Christian Walter, actuaire agrégé,  présentait le projet de la chaire « Ethique et Finance », ouverte en octobre 2013 au Collège d’études mondiales de la Fondation de la Maison des sciences de l’homme (FMSH).

Cette chaire doit remettre la finance au service de l’économie qu’elle doit irriguer. Car il y a une responsabilité spécifique des marchés de capitaux dans le financement global de l’économie. Or, dans d’autres secteurs, comme la médecine ou l’environnement, un dialogue institutionnalisé s’est établi entre les parties prenantes, alors qu’en finance on assiste surtout à une dénonciation, une indignation.
La chaire « Ethique et Finance » a pour objectif précisément de contribuer à institutionnaliser le dialogue avec la société sur les questions éthiques en finance, et organiser le débat intellectuel pour alimenter et enrichir le débat public. La chaire « Ethique et Finance » entend contribuer à construire une finance juste, tant au plan de la technique financière qu’au plan économique et social.

La chaire adopte, pour faire émerger une autre pensée financière que la pensée actuelle, un axe particulier : elle associe, dans un cadre pluridisciplinaire, actuariat (modèles mathématiques et ingénierie financière), philosophie (penser les normes et la régulation) et économie (penser la science économique et son histoire).

Pour Christian Walter, les actuaires ont souvent dans leurs travaux de recherche sur la finance été plus proches des phénomènes que les mathématiciens de la finance, fussent-ils excellents.  
 
Qu’entend-on par « finance juste » ?

A l’échelle macroéconomique, sociale ou politique, c’est une éthique générale. Elle consiste à considérer que les pratiques et la régulation financières doivent être abordées du point de vue de la responsabilité sociale.
C’est aussi une finance qui a un sens. On note deux tendances : d’une part une évolution spontanée des pratiques professionnelles (tendances endogènes) et d’autre part des aspirations de la régulation (tendances exogènes).
A l’échelle microéconomique, une finance juste c’est une éthique des pratiques professionnelles.
 
Examinons la façon dont l’ensemble des règles – le  « mur réglementaire » - s’appuie sur une croyance collective au sujet du risque.  Elaborer une règle c’est intégrer un paradigme particulier sur le risque, une croyance collective ou une convention, dont la nature dépend de l’école de pensée à laquelle on se rattache (Keynes, Duhem ou Lewis).

Ces croyances, conventions sur le risque et la façon de le mesurer, de l’appréhender n’auraient-elles pas un effet négatif, imprévu et non souhaité ?  Par exemple, les modèles statistiques financiers exercent des effets procycliques, assure la Banque de France, dans un article de la Revue de la stabilité financière (2009).

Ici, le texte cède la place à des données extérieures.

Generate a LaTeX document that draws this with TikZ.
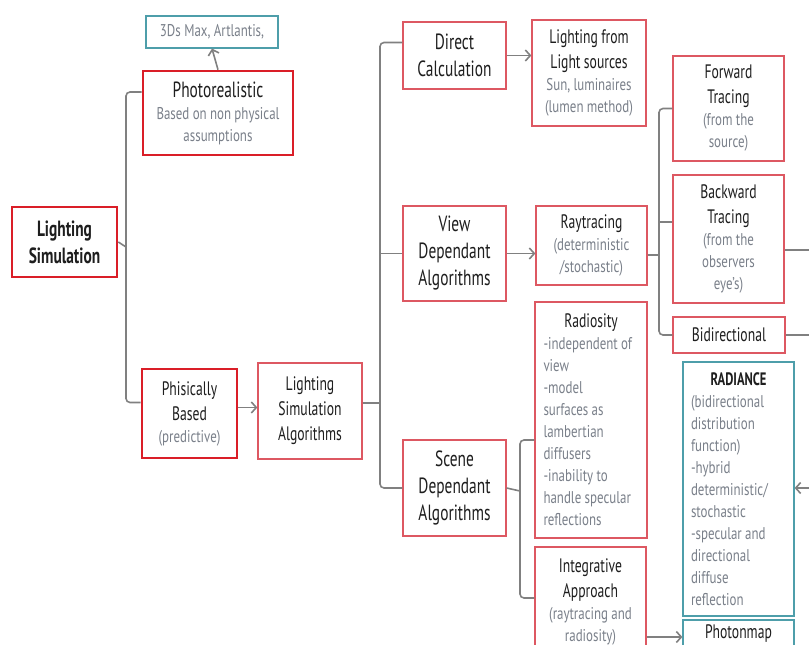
\documentclass[tikz,border=0pt]{standalone}
\usepackage{fontspec}
\setmainfont{PT Sans}[FakeStretch=0.7]
\newfontfamily\subfamily{PT Sans}[FakeStretch=0.76]
\usetikzlibrary{arrows.meta}
\definecolor{boxred}{RGB}{221,88,98}
\definecolor{mainred}{RGB}{218,30,40}
\definecolor{toolteal}{RGB}{78,158,170}
\definecolor{linegray}{RGB}{128,128,128}
\definecolor{subgray}{RGB}{122,128,138}
\definecolor{ttlgray}{RGB}{30,30,30}
\newcommand{\ttl}{\fontsize{22}{27}\selectfont\color{ttlgray}}
\newcommand{\ttls}{\fontsize{19.5}{25}\selectfont\color{ttlgray}}
\newcommand{\subt}{\subfamily\fontsize{17}{22}\selectfont\color{subgray}}
\tikzset{%
  box/.style={draw=boxred,line width=1.2pt,fill=white,inner sep=2pt,align=center},
  mainbox/.style={box,draw=mainred,line width=2.6pt},
  toolbox/.style={box,draw=toolteal},
  listbox/.style={align=left,inner xsep=8pt,text width=95},
  conn/.style={draw=linegray,line width=1.6pt},
  arr/.style={conn,-{Straight Barb[length=5pt,width=11pt]}},
  bracket/.style={conn,rounded corners=4pt},
}
\begin{document}
\begin{tikzpicture}[x=1pt,y=-1pt]
  \useasboundingbox (0,0) rectangle (809,645);
  \clip (0,0) rectangle (809,645);
  \node[toolbox,minimum width=132,minimum height=32] (tools) at (212,32) {\subt 3Ds Max, Artlantis,};
  \node[mainbox,minimum width=150,minimum height=84,text width=142] (photo) at (218,113)
    {{\ttl Photorealistic\par}{\subt Based on non physical\\assumptions\par}};
  \node[mainbox,minimum width=105,minimum height=70,text width=97] (sim) at (64.5,242)
    {\ttl\bfseries Lighting\\Simulation\par};
  \node[mainbox,minimum width=95,minimum height=89,text width=87] (phys) at (189.5,413.5)
    {{\ttls Phisically\\Based\par}{\subt (predictive)\par}};
  \node[box,minimum width=104,minimum height=96,text width=96] (algo) at (310,411)
    {\ttls Lighting\\Simulation\\Algorithms\par};
  \node[box,minimum width=103,minimum height=67,text width=95] (direct) at (454.5,55.5)
    {\ttl Direct\\Calculation\par};
  \node[box,minimum width=103,minimum height=95,text width=95] (view) at (454.5,253.5)
    {\ttl View\\Dependant\\Algorithms\par};
  \node[box,minimum width=103,minimum height=96,text width=95] (scene) at (454.5,488)
    {\ttl Scene\\Dependant\\Algorithms\par};
  \node[box,minimum width=114,minimum height=106,text width=106] (sources) at (589,73)
    {{\ttls Lighting from\\Light sources\par}{\subt Sun, luminaires\\(lumen method)\par}};
  \node[box,minimum width=111,minimum height=79,text width=103] (ray) at (591.5,245.5)
    {{\ttls Raytracing\par}{\subt (deterministic\\/stochastic)\par}};
  \node[box,listbox,minimum width=112,minimum height=236] (rad) at (591,420)
    {{\centering\ttls Radiosity\par}\subt -independent of\\view\\-model\\surfaces as\\lambertian\\diffusers\\-inability to\\handle specular\\reflections\par};
  \node[box,minimum width=111,minimum height=110,text width=103] (integ) at (590.5,602)
    {{\ttls Integrative\\Approach\par}{\subt (raytracing and\\radiosity)\par}};
  \node[box,minimum width=111,minimum height=105,text width=103] (fwd) at (728.5,108.5)
    {{\ttls Forward\\Tracing\par}{\subt (from the\\source)\par}};
  \node[box,minimum width=111,minimum height=128,text width=103] (bwd) at (728.5,239)
    {{\ttls Backward\\Tracing\par}{\subt (from the\\observers\\eye’s)\par}};
  \node[box,minimum width=112,minimum height=36,text width=104] (bidir) at (729,335)
    {\ttls Bidirectional\par};
  \node[toolbox,listbox,minimum width=111,minimum height=254] (radiance) at (738.5,489)
    {{\centering\fontsize{18}{22}\selectfont\bfseries\color{ttlgray}RADIANCE\par}\subt (bidirectional\\distribution\\function)\\-hybrid\\deterministic/\\stochastic\\-specular and\\directional\\diffuse\\reflection\par};
  \node[toolbox,minimum width=111,minimum height=28,text width=103] (photon) at (738.5,634)
    {\ttls Photonmap\par};
  \coordinate (j1) at (126,247);
  \coordinate (j2) at (380,403);
  \coordinate (j3) at (659,255);
  \coordinate (j4) at (520,491);
  \coordinate (bwdout) at (815,250);
  \coordinate (bidirout) at (815,335);
  \coordinate (radin) at (815,488);
  \draw[arr] (photo.north) -- (tools.south);
  \draw[bracket] ([yshift=21pt]photo.west) -| (j1) |- ([yshift=11pt]phys.west);
  \draw[conn] (sim.east) -- (j1);
  \draw[arr] ([yshift=6pt]phys.east) -- ([yshift=6pt]phys.east -| algo.west);
  \draw[bracket] ([yshift=13pt]direct.west) -| (j2) |- (scene.west);
  \draw[conn] ([yshift=8pt]algo.east) -- (j2);
  \draw[conn] (view.west) -- (view.west -| j2);
  \draw[arr] (direct.east) -- (direct.east -| sources.west);
  \draw[arr] (view.east) -- (view.east -| ray.west);
  \draw[bracket] (fwd.west) -| (j3) |- (bidir.west);
  \draw[conn] ([yshift=-9.5pt]ray.east) -- (j3);
  \draw[conn] ([yshift=17pt]bwd.west) -- ([yshift=17pt]bwd.west -| j3);
  \draw[bracket] ([yshift=-20pt]rad.west) -| (j4) |- ([yshift=4pt]integ.west);
  \draw[conn] (scene.east) -- (j4);
  \draw[arr] ([yshift=-35pt]integ.east) -- ([yshift=-35pt]integ.east -| photon.west);
  \draw[conn] ([yshift=-11pt]bwd.east) -- (bwdout);
  \draw[conn] (bidir.east) -- (bidirout);
  \draw[arr] (radin) -- (radin -| radiance.east);
\end{tikzpicture}
\end{document}
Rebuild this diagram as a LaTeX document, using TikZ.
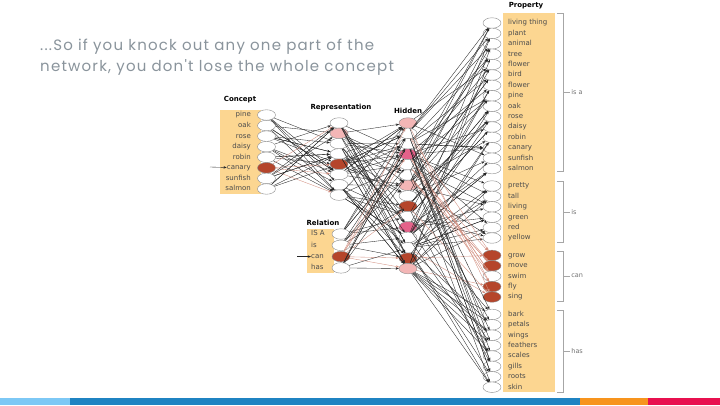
\documentclass[tikz,border=0pt]{standalone}
\usepackage{fontspec}
\setmainfont{DejaVu Sans}
\newfontfamily\titlefont[LetterSpace=8]{Poppins}
\usetikzlibrary{arrows.meta,shapes.geometric}

\definecolor{unitRed}{RGB}{181,69,43}
\definecolor{unitPink}{RGB}{243,182,182}
\definecolor{unitRose}{RGB}{229,98,138}
\definecolor{boxOrange}{RGB}{252,214,145}
\definecolor{titleGray}{RGB}{138,148,156}
\definecolor{barLight}{RGB}{125,200,245}
\definecolor{barBlue}{RGB}{31,131,194}
\definecolor{barOrange}{RGB}{247,148,29}
\definecolor{barRed}{RGB}{232,16,79}

\begin{document}
\begin{tikzpicture}[x=1pt, y=-1pt,
    unit/.style={ellipse, draw=black!45, line width=0.4pt, fill=white, minimum width=18pt, minimum height=10.5pt, inner sep=0pt},
    word/.style={font=\fontsize{7}{8}\selectfont, text=black!70, inner sep=0pt, text height=5.2pt, text depth=1.4pt},
    head/.style={font=\fontsize{7}{8}\selectfont\bfseries, inner sep=0pt},
    link/.style={-{Stealth[length=3.2pt,width=2.4pt]}, line width=0.35pt, black!85},
    hot/.style={link, draw=unitRed!60},
    brace/.style={draw=black!35, line width=0.6pt},
    tag/.style={font=\fontsize{6.5}{7}\selectfont, text=black!55, anchor=west, inner sep=0pt},
    title/.style={anchor=base west, inner sep=0pt, text=titleGray, font=\titlefont\fontsize{15}{20}\selectfont}
]
\fill[white] (0,0) rectangle (720,405);

% title
\node[title] (title1) at (40,50) {...So if you knock out any one part of the};
\node[title] (title2) at (40,71) {network, you don't lose the whole concept};

% boxes
\fill[boxOrange] (220,110) rectangle (261,194);
\fill[boxOrange] (307,229) rectangle (334,273);
\fill[boxOrange] (503,13) rectangle (555,392);

\node[head] (conceptHead) at (240,100) {Concept};
\node[head] (reprHead) at (341,108) {Representation};
\node[head] (hiddenHead) at (408,111) {Hidden};
\node[head] (relationHead) at (323,223) {Relation};
\node[head] (propertyHead) at (526,6) {Property};

% concept units
\foreach \w/\f [count=\i] in {pine/white, oak/white, rose/white, daisy/white, robin/white, canary/unitRed, sunfish/white, salmon/white} {
  \node[word, anchor=east] (cw\i) at (251, {115+10.57*(\i-1)}) {\w};
  \node[unit, fill=\f] (c\i) at (266.5, {115+10.57*(\i-1)}) {};
}

% relation units
\foreach \w/\f [count=\i] in {IS A/white, is/white, can/unitRed, has/white} {
  \node[word, anchor=west] (lw\i) at (311, {234+11.3*(\i-1)}) {\w};
  \node[unit, fill=\f] (l\i) at (341, {234+11.3*(\i-1)}) {};
}

% representation units
\foreach \f [count=\i] in {white, unitPink, white, white, unitRed, white, white, white}
  \node[unit, fill=\f] (r\i) at (339, {123+10.3*(\i-1)}) {};

% hidden units
\foreach \f [count=\i] in {unitPink, white, white, unitRose, white, white, unitPink, white, unitRed, white, unitRose, white, white, unitRed, unitPink}
  \node[unit, fill=\f] (h\i) at (408, {123+10.4*(\i-1)}) {};

% property units
\foreach \w/\g/\f [count=\i] in {living thing/0/white, plant/0/white, animal/0/white, tree/0/white, flower/0/white, bird/0/white, flower/0/white, pine/0/white, oak/0/white, rose/0/white, daisy/0/white, robin/0/white, canary/0/white, sunfish/0/white, salmon/0/white,
    pretty/1/white, tall/1/white, living/1/white, green/1/white, red/1/white, yellow/1/white,
    grow/2/unitRed, move/2/unitRed, swim/2/white, fly/2/unitRed, sing/2/unitRed,
    bark/3/white, petals/3/white, wings/3/white, feathers/3/white, scales/3/white, gills/3/white, roots/3/white, skin/3/white} {
  \node[word, anchor=west] (pw\i) at (508, {23+10.4*(\i-1)+7*\g}) {\w};
  \node[unit, fill=\f] (p\i) at (492, {23+10.4*(\i-1)+7*\g}) {};
}

% brackets
\foreach \top/\bot/\mid/\lab [count=\i] in {13/171.5/92.5/is a, 181.5/242/212.5/is, 251.5/301.5/276/can, 310.5/392/351.5/has} {
  \draw[brace] (557,\top) -- (563,\top) -- (563,\bot) -- (557,\bot);
  \draw[brace] (563,\mid) -- (570,\mid) node[tag] (group\i) {\,\lab};
}

% inputs
\coordinate (inConcept) at (210,167);
\coordinate (inRelation) at (297,256.6);
\draw[link] (inConcept) -- (cw6);
\draw[link] (inRelation) -- (lw3);

% connections
\pgfmathsetseed{17}
\foreach \i in {1,...,8}
  \foreach \k in {1,...,4} {
    \pgfmathrandominteger{\t}{1}{8}
    \ifnum\i=6 \draw[hot] (c\i) -- (r\t); \else \draw[link] (c\i) -- (r\t); \fi
  }
\foreach \i in {1,...,8}
  \foreach \k in {1,...,6} {
    \pgfmathrandominteger{\t}{1}{15}
    \draw[link] (r\i) -- (h\t);
  }
\foreach \i in {1,...,4}
  \foreach \k in {1,...,6} {
    \pgfmathrandominteger{\t}{1}{15}
    \ifnum\i=3 \draw[hot] (l\i) -- (h\t); \else \draw[link] (l\i) -- (h\t); \fi
  }
\foreach \j in {1,...,34}
  \foreach \k in {1,...,3} {
    \pgfmathrandominteger{\s}{1}{15}
    \ifnum\j>21 \ifnum\j<27 \draw[hot] (h\s) -- (p\j); \else \draw[link] (h\s) -- (p\j); \fi
    \else \draw[link] (h\s) -- (p\j); \fi
  }

% bottom bar
\fill[barLight] (0,398) rectangle (70,405);
\fill[barBlue] (70,398) rectangle (580,405);
\fill[barOrange] (580,398) rectangle (648,405);
\fill[barRed] (648,398) rectangle (720,405);
\end{tikzpicture}
\end{document}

Les régulations financières ont un impact sur les cycles de l’économie réelle, relève unCahier de l’Institut Louis Bachelier (Opinions et débats, 2014)

Il s’agit donc d’entrer dans ces régulations pour détecter les corps de doctrine qui irriguent ces textes réglementaires. Cela pose la question de fond sur la manière dont l’action collective et l’initiative publique dépendent de nos représentations théoriques au sujet de la nature du hasard et du risque. Ainsi que celle du rôle des théories dans la légitimation de la réglementation que met en place la puissance publique

« Nous sommes là au cœur de l’activité de la Chaire « Ethique et Finance », c’est-à-dire travailler sur l’éthique de la régulation », résumait Christian Walter.

Autre caractéristique de cette chaire, le travail sur l’éthique des instruments financiers.

Aujourd’hui, l’éthique financière se réduit à la déontologie. Autrement dit, les comportements des personnes. Derrière ce discours, il existe un impensé positiviste, estime Christian Walter. Ce discours en effet fait comme si les outillages techniques, scientifiques, mathématiques, normatifs étaient axiologiquement neutres, n’étaient pas porteurs de valeur. Pour la chaire « Ethique et Finance », indépendamment des comportements humains, il est légitime de s’interroger sur les structures du système, du point de vue des outillages techniques et mentaux et des règles qui structurent les décisions. Pour la chaire, il y a une morale embarquée dans la technique. Le travail de la chaire va donc entrer dans la technique financière, le rôle des modèles par exemple et la manière dont ils conditionnent les normes réglementaires et les régulations.

Qu’est-ce que la Finance responsable ?
Le concept est connu : investissement socialement responsable (ISR), responsabilité sociale des entreprises (RSE)… La chaire « Ethique et Finance » propose de l’étendre aux entreprises financières et aux régulateurs, et aux effets produits par les modèles qu’ils utilisent.

On peut s’interroger par exemple sur le modèle CAPM (Capital Asset Pricing Model), couramment utilisé par les gestionnaires et qui est devenu une norme professionnelle. Il y a donc une forme de responsabilité sociale de ceux qui font les modèles et de ceux qui les appliquent.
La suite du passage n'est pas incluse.